_Recorded information_
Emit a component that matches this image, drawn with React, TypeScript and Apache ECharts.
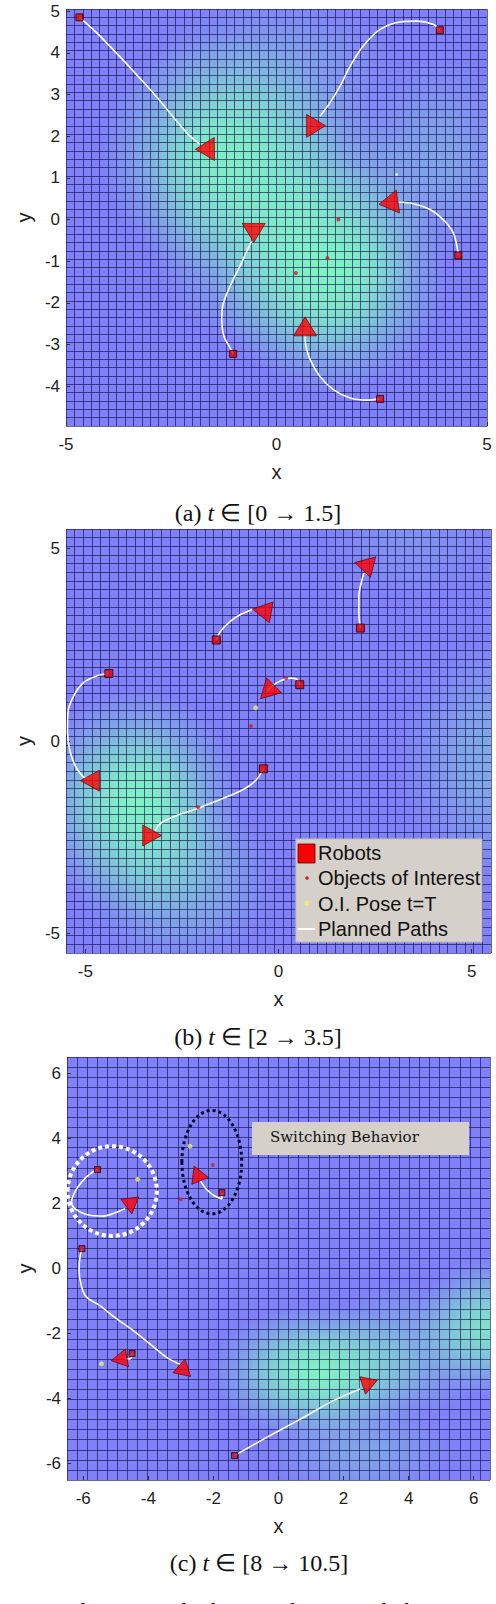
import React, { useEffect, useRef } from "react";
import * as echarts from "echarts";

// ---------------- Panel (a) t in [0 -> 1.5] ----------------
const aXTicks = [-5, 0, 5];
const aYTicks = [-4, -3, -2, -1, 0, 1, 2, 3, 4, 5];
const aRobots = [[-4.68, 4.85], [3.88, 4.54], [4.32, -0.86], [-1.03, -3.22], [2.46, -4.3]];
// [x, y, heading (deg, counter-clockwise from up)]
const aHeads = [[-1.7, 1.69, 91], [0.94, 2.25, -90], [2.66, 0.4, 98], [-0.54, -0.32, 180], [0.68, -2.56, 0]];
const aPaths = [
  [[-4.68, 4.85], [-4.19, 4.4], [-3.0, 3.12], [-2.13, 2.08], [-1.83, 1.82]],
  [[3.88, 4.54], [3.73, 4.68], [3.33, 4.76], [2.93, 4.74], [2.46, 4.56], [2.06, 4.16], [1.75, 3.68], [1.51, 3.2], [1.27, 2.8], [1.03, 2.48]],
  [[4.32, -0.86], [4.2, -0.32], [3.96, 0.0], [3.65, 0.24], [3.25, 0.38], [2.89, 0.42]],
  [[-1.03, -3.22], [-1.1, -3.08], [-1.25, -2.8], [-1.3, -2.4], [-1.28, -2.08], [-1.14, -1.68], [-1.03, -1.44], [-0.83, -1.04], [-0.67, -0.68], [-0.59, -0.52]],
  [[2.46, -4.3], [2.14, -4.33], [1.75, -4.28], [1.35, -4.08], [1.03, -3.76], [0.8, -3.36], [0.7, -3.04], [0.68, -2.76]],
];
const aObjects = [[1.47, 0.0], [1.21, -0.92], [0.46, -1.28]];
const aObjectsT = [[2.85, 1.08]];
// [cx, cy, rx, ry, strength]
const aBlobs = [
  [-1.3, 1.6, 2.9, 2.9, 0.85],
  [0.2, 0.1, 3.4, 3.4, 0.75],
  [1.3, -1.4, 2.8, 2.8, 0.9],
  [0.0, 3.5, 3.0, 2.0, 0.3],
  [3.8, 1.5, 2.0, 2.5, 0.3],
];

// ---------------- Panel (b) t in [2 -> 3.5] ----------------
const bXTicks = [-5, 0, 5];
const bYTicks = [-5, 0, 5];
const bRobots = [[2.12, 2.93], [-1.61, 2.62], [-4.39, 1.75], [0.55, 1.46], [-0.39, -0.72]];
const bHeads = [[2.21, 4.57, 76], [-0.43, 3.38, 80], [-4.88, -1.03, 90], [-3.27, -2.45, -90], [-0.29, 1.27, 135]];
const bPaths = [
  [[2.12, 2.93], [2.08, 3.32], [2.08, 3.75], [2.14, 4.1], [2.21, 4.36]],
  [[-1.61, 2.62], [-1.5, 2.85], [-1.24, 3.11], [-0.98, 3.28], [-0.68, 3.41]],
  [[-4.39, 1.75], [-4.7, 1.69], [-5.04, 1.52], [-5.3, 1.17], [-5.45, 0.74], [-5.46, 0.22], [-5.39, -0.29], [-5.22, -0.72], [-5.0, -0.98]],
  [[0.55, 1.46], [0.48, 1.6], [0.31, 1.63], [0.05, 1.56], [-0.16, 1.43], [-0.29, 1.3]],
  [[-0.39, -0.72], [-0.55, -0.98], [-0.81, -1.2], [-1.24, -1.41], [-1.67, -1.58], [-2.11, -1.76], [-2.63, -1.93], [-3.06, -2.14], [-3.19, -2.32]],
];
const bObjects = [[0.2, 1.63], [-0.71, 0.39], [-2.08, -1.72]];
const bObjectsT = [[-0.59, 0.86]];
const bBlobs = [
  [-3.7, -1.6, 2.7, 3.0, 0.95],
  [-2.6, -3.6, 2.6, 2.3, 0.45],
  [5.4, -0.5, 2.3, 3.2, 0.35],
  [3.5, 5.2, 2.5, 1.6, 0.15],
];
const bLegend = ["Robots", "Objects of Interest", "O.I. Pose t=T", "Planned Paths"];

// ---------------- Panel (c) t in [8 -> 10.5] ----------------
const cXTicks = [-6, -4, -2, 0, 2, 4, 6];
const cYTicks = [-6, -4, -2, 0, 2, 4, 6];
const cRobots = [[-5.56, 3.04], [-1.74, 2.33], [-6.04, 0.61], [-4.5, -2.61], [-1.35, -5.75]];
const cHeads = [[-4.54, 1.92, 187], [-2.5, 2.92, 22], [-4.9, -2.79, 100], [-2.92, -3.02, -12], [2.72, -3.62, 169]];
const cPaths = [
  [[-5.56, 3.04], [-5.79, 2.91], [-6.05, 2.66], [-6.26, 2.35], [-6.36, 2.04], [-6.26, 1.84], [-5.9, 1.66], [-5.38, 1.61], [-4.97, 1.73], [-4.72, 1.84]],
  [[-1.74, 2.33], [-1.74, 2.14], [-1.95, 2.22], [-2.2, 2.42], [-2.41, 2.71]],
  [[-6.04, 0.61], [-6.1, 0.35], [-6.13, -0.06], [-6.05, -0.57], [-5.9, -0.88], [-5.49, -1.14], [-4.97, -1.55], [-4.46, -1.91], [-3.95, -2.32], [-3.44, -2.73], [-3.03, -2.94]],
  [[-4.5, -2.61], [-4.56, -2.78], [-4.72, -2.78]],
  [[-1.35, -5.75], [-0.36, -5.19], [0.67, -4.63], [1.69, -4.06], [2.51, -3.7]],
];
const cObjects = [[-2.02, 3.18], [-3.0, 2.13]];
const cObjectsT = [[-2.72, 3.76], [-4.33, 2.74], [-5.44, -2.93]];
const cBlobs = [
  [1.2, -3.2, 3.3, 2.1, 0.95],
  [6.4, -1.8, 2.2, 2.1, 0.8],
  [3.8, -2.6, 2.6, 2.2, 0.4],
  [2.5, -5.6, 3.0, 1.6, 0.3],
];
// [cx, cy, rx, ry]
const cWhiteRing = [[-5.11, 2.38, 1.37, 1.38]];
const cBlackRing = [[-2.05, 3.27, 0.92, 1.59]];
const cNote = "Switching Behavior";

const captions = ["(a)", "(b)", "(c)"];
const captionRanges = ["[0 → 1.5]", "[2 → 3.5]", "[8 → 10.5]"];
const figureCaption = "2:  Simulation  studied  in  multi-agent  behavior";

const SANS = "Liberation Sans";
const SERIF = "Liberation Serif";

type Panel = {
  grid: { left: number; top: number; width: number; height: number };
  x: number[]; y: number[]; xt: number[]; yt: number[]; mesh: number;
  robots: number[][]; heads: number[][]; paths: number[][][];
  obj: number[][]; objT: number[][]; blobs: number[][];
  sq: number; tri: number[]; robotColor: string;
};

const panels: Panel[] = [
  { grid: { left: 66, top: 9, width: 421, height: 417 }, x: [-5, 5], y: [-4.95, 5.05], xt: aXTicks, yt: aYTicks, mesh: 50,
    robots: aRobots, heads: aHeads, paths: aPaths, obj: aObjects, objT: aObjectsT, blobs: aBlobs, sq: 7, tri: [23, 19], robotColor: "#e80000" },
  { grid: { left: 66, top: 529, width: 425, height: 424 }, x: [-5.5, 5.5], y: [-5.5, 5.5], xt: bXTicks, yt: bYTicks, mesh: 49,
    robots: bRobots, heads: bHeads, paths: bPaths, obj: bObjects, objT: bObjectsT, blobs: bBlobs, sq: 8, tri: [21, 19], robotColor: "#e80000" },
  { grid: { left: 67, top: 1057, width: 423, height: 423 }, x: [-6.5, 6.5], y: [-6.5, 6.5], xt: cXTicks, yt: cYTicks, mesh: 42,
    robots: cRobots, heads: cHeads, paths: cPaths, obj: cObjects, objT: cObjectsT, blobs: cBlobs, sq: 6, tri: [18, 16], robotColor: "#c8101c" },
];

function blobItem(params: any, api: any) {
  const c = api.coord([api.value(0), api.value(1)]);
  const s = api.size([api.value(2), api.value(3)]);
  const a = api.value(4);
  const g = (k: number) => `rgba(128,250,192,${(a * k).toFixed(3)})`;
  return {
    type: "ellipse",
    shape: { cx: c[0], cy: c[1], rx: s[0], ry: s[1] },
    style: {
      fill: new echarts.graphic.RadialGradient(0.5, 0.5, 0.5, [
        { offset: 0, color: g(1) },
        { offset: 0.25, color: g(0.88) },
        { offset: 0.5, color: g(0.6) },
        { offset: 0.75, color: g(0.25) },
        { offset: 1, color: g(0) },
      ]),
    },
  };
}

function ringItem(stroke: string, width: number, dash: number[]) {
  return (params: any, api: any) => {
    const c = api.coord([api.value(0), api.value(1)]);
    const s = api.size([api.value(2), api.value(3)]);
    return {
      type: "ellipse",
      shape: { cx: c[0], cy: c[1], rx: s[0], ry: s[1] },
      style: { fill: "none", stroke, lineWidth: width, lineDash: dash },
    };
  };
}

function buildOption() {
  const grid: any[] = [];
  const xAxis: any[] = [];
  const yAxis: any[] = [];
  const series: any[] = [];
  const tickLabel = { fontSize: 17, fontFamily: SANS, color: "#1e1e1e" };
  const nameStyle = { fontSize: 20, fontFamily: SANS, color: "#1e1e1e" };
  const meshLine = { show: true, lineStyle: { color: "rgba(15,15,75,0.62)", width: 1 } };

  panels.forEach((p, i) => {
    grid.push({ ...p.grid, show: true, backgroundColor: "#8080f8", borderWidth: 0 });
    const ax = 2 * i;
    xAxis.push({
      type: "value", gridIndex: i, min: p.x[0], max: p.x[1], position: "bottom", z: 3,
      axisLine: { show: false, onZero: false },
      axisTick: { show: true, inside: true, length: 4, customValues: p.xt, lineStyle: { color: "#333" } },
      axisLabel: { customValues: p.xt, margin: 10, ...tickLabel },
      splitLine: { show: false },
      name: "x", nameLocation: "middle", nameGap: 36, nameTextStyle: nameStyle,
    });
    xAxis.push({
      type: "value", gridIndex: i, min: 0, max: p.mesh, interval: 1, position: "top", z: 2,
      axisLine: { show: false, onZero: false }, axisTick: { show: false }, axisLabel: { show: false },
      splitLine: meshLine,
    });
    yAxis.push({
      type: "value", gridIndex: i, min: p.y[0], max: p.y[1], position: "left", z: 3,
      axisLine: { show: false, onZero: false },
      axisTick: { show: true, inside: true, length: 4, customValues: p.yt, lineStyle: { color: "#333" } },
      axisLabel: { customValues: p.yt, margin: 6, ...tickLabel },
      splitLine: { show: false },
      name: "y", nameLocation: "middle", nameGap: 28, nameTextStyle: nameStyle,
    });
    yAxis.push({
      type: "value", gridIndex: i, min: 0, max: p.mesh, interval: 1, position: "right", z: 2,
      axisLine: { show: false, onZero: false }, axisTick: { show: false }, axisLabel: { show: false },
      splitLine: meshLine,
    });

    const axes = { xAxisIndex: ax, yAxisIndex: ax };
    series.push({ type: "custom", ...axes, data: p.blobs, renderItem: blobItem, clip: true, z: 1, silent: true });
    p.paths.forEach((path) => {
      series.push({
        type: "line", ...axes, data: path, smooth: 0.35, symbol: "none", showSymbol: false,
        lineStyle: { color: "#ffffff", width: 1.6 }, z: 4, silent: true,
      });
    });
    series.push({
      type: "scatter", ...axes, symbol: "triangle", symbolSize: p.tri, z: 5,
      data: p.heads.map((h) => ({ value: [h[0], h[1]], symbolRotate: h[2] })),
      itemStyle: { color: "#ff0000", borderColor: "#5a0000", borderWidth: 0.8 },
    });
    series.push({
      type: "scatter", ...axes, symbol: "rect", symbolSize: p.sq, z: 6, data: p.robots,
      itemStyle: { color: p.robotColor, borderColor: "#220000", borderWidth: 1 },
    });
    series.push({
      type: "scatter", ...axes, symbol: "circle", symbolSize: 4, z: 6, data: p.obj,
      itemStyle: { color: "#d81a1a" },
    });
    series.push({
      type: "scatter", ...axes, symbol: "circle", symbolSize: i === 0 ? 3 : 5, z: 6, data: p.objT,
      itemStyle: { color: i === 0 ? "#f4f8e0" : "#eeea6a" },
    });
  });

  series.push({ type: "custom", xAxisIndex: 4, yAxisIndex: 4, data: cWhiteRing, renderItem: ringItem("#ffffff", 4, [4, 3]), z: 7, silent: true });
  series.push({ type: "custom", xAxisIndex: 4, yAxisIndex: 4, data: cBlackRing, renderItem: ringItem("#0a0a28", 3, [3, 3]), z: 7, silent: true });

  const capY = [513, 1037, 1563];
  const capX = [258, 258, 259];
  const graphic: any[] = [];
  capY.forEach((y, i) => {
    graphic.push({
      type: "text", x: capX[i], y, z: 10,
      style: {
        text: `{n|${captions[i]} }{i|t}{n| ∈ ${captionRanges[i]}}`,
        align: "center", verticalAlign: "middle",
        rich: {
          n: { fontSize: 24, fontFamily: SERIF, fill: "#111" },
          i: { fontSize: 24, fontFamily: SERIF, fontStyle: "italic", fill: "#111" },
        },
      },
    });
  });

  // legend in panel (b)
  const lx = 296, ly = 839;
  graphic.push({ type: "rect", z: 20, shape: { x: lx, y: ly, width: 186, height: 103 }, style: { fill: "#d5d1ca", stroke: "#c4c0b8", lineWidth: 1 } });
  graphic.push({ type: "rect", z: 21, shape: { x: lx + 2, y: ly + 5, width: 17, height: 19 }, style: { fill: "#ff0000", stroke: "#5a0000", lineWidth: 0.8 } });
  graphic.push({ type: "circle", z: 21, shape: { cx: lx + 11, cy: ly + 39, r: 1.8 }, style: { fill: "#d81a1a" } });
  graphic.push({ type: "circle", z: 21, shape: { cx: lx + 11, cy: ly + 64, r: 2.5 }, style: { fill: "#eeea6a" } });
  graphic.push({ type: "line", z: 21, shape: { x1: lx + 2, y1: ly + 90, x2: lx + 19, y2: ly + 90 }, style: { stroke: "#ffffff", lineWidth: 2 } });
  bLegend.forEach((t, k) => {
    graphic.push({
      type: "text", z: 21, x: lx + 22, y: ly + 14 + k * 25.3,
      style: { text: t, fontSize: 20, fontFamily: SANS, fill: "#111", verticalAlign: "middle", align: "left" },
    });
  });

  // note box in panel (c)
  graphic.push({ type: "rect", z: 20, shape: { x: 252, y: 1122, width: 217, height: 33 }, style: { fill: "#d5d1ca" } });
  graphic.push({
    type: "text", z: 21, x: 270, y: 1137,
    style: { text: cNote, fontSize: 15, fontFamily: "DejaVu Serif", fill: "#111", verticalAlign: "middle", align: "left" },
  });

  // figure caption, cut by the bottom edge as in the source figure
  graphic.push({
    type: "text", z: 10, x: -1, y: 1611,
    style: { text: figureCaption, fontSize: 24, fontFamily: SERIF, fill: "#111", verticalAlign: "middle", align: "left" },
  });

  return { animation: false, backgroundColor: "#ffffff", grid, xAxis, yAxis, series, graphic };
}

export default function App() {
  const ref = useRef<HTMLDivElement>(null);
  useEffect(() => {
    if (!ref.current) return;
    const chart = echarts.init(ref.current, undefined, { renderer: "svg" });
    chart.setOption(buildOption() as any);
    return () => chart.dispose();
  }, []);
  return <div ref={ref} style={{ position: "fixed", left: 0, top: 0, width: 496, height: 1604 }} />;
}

_Task brief_
Every line from the start of the listing above through the line with "import * as" should be repeated exactly; skip the pictures and add nothing else.

_The solution_
Emit a component that matches this image, drawn with React, TypeScript and Apache ECharts.
import React, { useEffect, useRef } from "react";
import * as echarts from "echarts";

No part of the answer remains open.